Berryman repeats there’s not enough potential rider-ship to justify the electrification costs involved in extending Crossrail services to Reading. That’s not quite NR’s long-term outlook. “Reading is future-proofed for Crossrail with passive platform provision and for elec­trification,” says a NR spokesman. “If a future government decides to extend Crossrail, it would be relatively easy and cheap to bring it to Reading.”

Crossrail’s challenge

Forget Reading, we’re getting way ahead of ourselves. Crossrail, as set out in the Act, already represents a huge challenge for a rail industry still nursing wounds from the West Coast Main Line upgrade, quietly getting on with Thameslink and the East London Line Project, and rightly taking pride in High Speed 1.

However, even before Johnson wields his ceremonial shovel at the start of construction in 2010, Crossrail has achieved one notable irreversible gain. Colin Buchanan and Volterra’s economic appraisal of Crossrail broke through the Blair government’s conservative thinking frozen solely on the project’s narrower transport gains.

The DfT adopted Buchanan and Volterra’s analysis – with its applied agglomeration theory – that quantifies and values Crossrail’s wider impact on business productivity. Finally, a previously radical economic appraisal of rail schemes became conventional wisdom.
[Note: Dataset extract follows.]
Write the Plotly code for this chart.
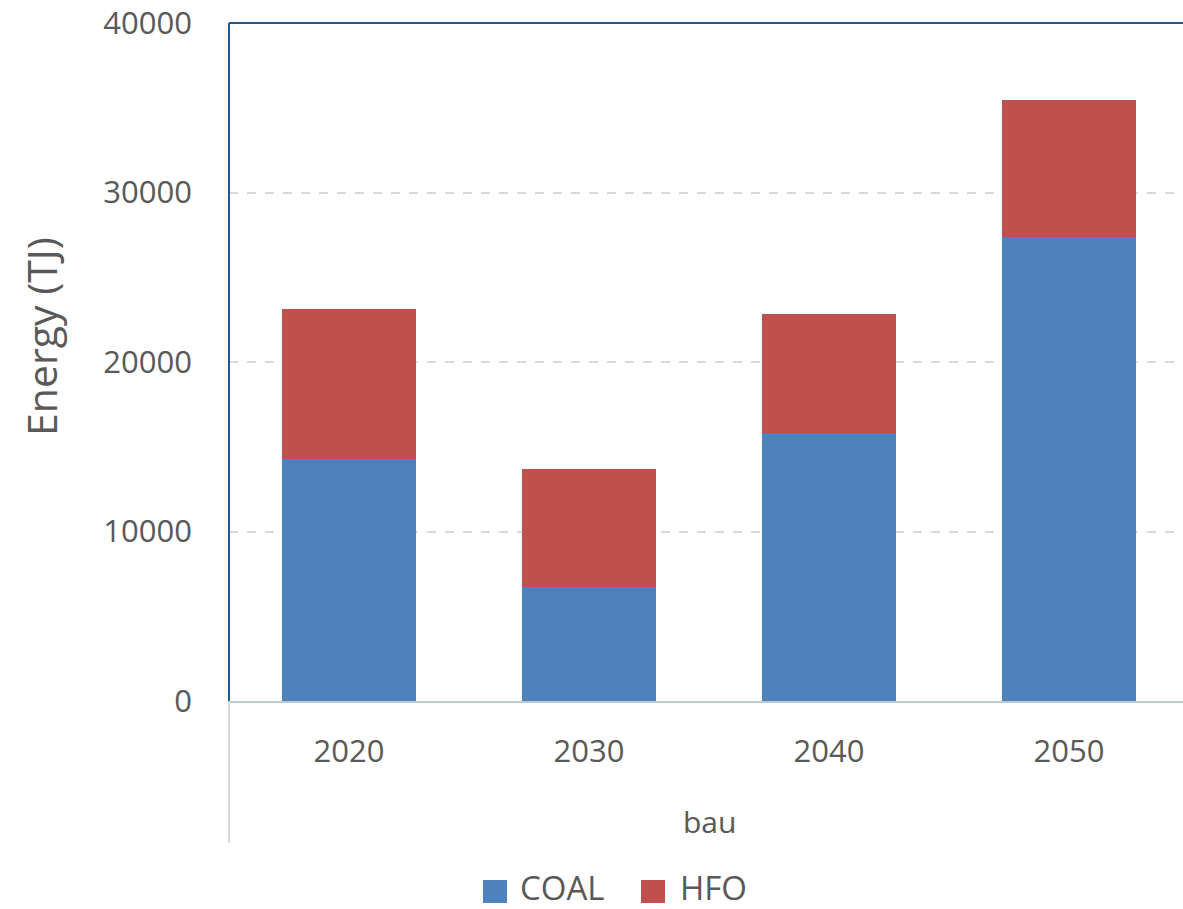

Praise that day!

Soon, Londoners will witness the demolition of the Charing Cross block around the Astoria music venue as that derelict corner makes way for Crossrail’s Tottenham Court Road station with its planned public piazza and new theatre.

Cardinal House, voted one of London’s ugliest towers, will be demolished next June to clear the way for Farringdon’s Crossrail station.

Work will also begin on the approved Isle of Dogs Crossrail station, a stunning space-age design with its six levels crowned by a public park covered by glass and wood.

Crossrail seeks a chief executive who is “a well-respected and commercially-astute board-level leader”, with “a proven track record in the management and successful delivery of multibillion-pound complex projects”. National newspapers punted speculatively on December 5 that Rob ‘High Speed 1’ Holden, chief executive of London and Continental Railways since 1999, had shone during an interview and secured the job. CLRL’s media folk are keeping shtum but observers will munch serious hat if Crossrail doesn’t become beholden to Holden.

Yet, let’s not get too excited. It’ll be grand if the crucial relationships between Crossrail’s chief executive, programme management team and project delivery partner keeps in mind the harsh lessons the rail industry learned from the JLE’s construction delays, shenanigans and uncontrolled cost increases.

Crossrail’s £15.9bn might seem an expensive dish, but only when served cold without perspective. Berryman acknowledges there’s an inherent and inevitably unknown final outturn price. “We’ve a duty to the Treasury to keep a consistent figure, which includes the contingency needed over the passage of time,” he says.

Downing Street, Westminster, the City and London businesses can’t ask Crossrail for anything fairer than that; but fairness is a two-way track. For such a grand projet, it’s baffling that the funding regime isn’t more trenchant. Those still-under-construction funding mechanisms mustn’t stall or deflate any part of Crossrail’s project ambitions.

And yet, money doesn’t seem to be a problem for other panic-stricken and wilder adventures. Rightly or wrongly, we’ve seen the 2012 Olympics budget rise to more than £9.3bn. Government also underwrote Bradford & Bingley depositors to the tune of £18bn. Northern Rock cost £26.9bn. Trident missile renewal could cost £30bn, according to the National Audit Office.

After all, it’s only the transformation of London’s public transport system and the capital city’s economic revival riding on Crossrail. Present and future occupants of Downing Street, Westminster and the Treasury now carry moral and legal duties to protect Crossrail from dithering, backtracking and penny-pinching chicanery. If they fail, they risk facing a final reckoning in that court of pesky public opinion.